There are two factors at play here – as I wrote several weeks ago, it could be difficult to trade DeRozan and Aldridge in-season and, as I wrote last week, the playoffs, not rebuilding, seems to be the Spurs’ goal this season, and with good reason.

This changes what the Spurs would be looking for in a deal. If a team is willing to trade a young player who may develop into a solid rotation player, a mid-to-late first rounder, and a bad, but expiring contract for either player, a rebuilding team would consider that deal. A team that wants to stay competitive this season would have a tougher time making that trade, though.

It helps that the Spurs are playing in ways that maximize DeRozan’s strengths now, as well. With Aldridge stretching out to the 3-point line, DeRozan has had more room to operate inside the arc. Over the past two weeks, DeRozan has scored 38.8 points per 100 possessions, the most by any rotation Spur player by over 10 points in that time, on a fantastic 62.9% field goal percentage.

The Spurs also experimented with a starting lineup change on January 4th that put more defense around DeRozan. Inserting Lonnie Walker IV into the starting lineup with DeRozan gave the Spurs two strong backcourt defenders in Walker IV and White.

The downside to this, though, was having all of Patty Mills, Marco Belinelli, and Bryn Forbes come off the bench at near the same time. This bench backcourt was not as strong on defense.

Dejounte Murray was out that game, though, and with Murray back, the Spurs may be able to try playing two of Murray, Walker IV, and White in the starting lineup together with DeRozan and still have one of them play with the bench.

It seems that the Spurs are starting to find lineups that work for them. Walker IV has been playing well, and if Murray and Aldridge can continue shooting the 3 well, DeRozan should be able to continue to produce at a high level inside the arc.

If the Spurs goal for the season is making the playoffs, any trade that involves DeRozan or Aldridge would have to make them better right now, and I don’t know if that trade is out there before the February 6th trade deadline.

The Spurs are notorious for not making in-season trades. I believe one of the reasons for that is how much they value chemistry.
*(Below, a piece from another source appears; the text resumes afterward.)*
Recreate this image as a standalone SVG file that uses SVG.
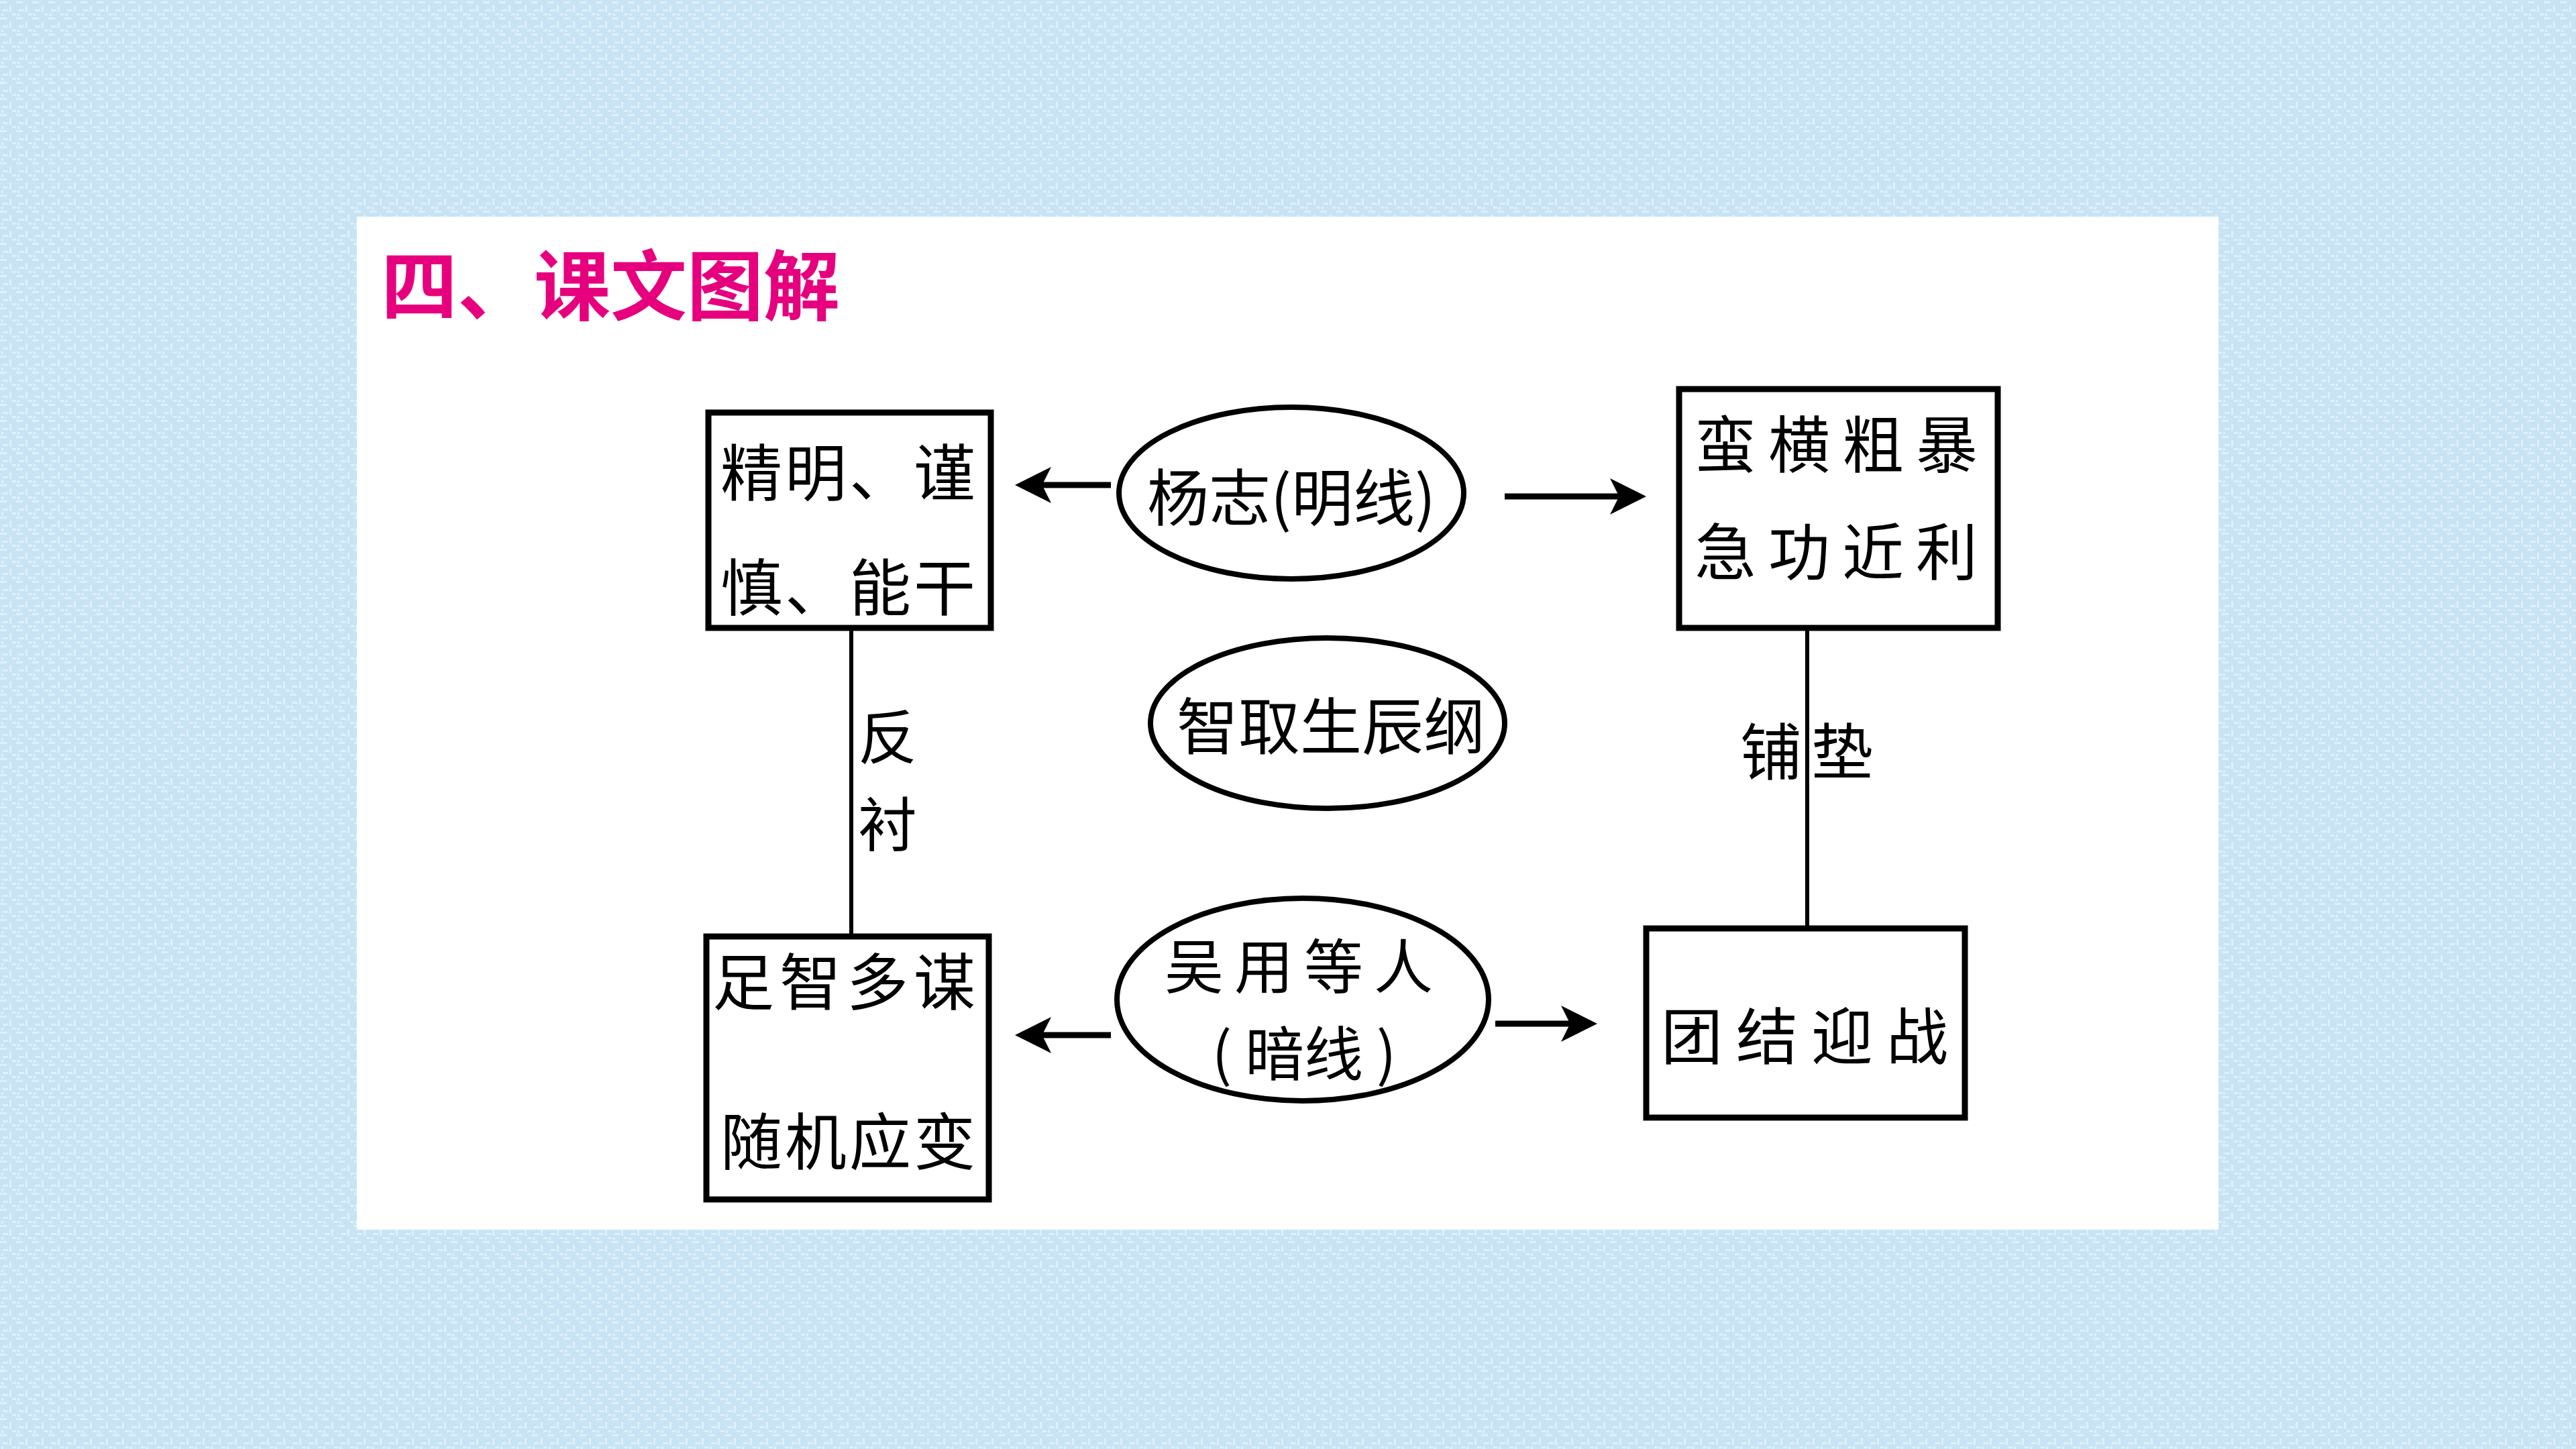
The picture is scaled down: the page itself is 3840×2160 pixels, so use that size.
<svg xmlns="http://www.w3.org/2000/svg" width="3840" height="2160" viewBox="0 0 3840 2160">
<defs>
<pattern id="tex" width="24" height="24" patternUnits="userSpaceOnUse">
<rect width="24" height="24" fill="#c8e4f4"/>
<rect x="0" y="2" width="10" height="3" fill="#dff0fa"/>
<rect x="14" y="8" width="3" height="10" fill="#dff0fa"/>
<rect x="4" y="14" width="8" height="3" fill="#dff0fa"/>
<rect x="18" y="20" width="6" height="3" fill="#dff0fa"/>
<rect x="2" y="20" width="3" height="4" fill="#dff0fa"/>
</pattern>
<marker id="ah" markerWidth="6" markerHeight="6" refX="5" refY="3" orient="auto" markerUnits="strokeWidth">
<path d="M0,0 L6,3 L0,6 L1.5,3 Z" fill="#000"/>
</marker>
<style>
.box{fill:#fff;stroke:#000;stroke-width:9}
.ell{fill:#fff;stroke:#000;stroke-width:8}
.t{font-family:"Noto Sans CJK SC","Noto Sans CJK TC",sans-serif;font-size:92px;fill:#000;dominant-baseline:central;text-anchor:middle}
.s{font-size:88px}
.conn{stroke:#000;stroke-width:9;fill:none}
.vl{stroke:#000;stroke-width:6;fill:none}
</style>
</defs>
<rect width="3840" height="2160" fill="url(#tex)"/>
<rect x="532" y="323" width="2775" height="1510" fill="#fff"/>
<text x="568" y="468" font-family="'Noto Sans CJK SC',sans-serif" font-size="114" font-weight="bold" fill="#e6007e">四、课文图解</text>

<g id="connectors">
<line class="conn" x1="1656" y1="723" x2="1522" y2="723" marker-end="url(#ah)"/>
<line class="conn" x1="2243" y1="740" x2="2445" y2="740" marker-end="url(#ah)"/>
<line class="conn" x1="1656" y1="1543" x2="1522" y2="1543" marker-end="url(#ah)"/>
<line class="conn" x1="2229" y1="1526" x2="2372" y2="1526" marker-end="url(#ah)"/>
<line class="vl" x1="1269" y1="936" x2="1269" y2="1396"/>
<line class="vl" x1="2694" y1="936" x2="2694" y2="1384"/>
<text class="t s" x="1323" y="1092">反</text>
<text class="t s" x="1323" y="1222">衬</text>
<text class="t" x="2640" y="1114">铺</text>
<text class="t" x="2746" y="1114">垫</text>
</g>

<g id="box1">
<rect class="box" x="1056" y="615" width="421" height="321"/>
<text class="t" x="1266" y="698" letter-spacing="4">精明、谨</text>
<text class="t" x="1266" y="869" letter-spacing="4">慎、能干</text>
</g>

<g id="ell1">
<ellipse class="ell" cx="1925" cy="735" rx="257" ry="128"/>
<text class="t" x="1925" y="735">杨志(明线)</text>
</g>

<g id="box2">
<rect class="box" x="2503" y="580" width="475" height="356"/>
<text class="t" x="2746" y="656" letter-spacing="18">蛮横粗暴</text>
<text class="t" x="2746" y="816" letter-spacing="18">急功近利</text>
</g>

<g id="ell2">
<ellipse class="ell" cx="1979" cy="1078" rx="264" ry="127"/>
<text class="t" x="1984" y="1076">智取生辰纲</text>
</g>

<g id="box3">
<rect class="box" x="1053" y="1396" width="421" height="392"/>
<text class="t" x="1262" y="1457" letter-spacing="8">足智多谋</text>
<text class="t" x="1266" y="1695" letter-spacing="4">随机应变</text>
</g>

<g id="ell3">
<ellipse class="ell" cx="1942" cy="1490" rx="277" ry="151"/>
<text class="t s" x="1944" y="1434" letter-spacing="16">吴用等人</text>
<text class="t s" x="1944" y="1564">(  暗线  )</text>
</g>

<g id="box4">
<rect class="box" x="2454" y="1384" width="475" height="282"/>
<text class="t" x="2700" y="1538" letter-spacing="20">团结迎战</text>
</g>
</svg>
While this season started poorly for the Spurs, that chemistry seems to be more developed than it was when rumors of the Spurs discussing trades for DeRozan were being report.

Unless the Spurs go on a large losing streak that takes them out of playoff contention between now and February 6th, I wouldn’t expect them to make a large trade between now and the trade deadline.

All stats from nba.com/stats  

 

 

1 COMMENT

  1. Would not hurt to be a no trade. But, have enough guards to get someone good in return though. Who though would be a good trade candidate for one of the guards. Spurs have been sacrificing wins to play conservatively so no player end up injured. No injured players can mean they are ready for being traded. But, it may not be necessary to trade anyone.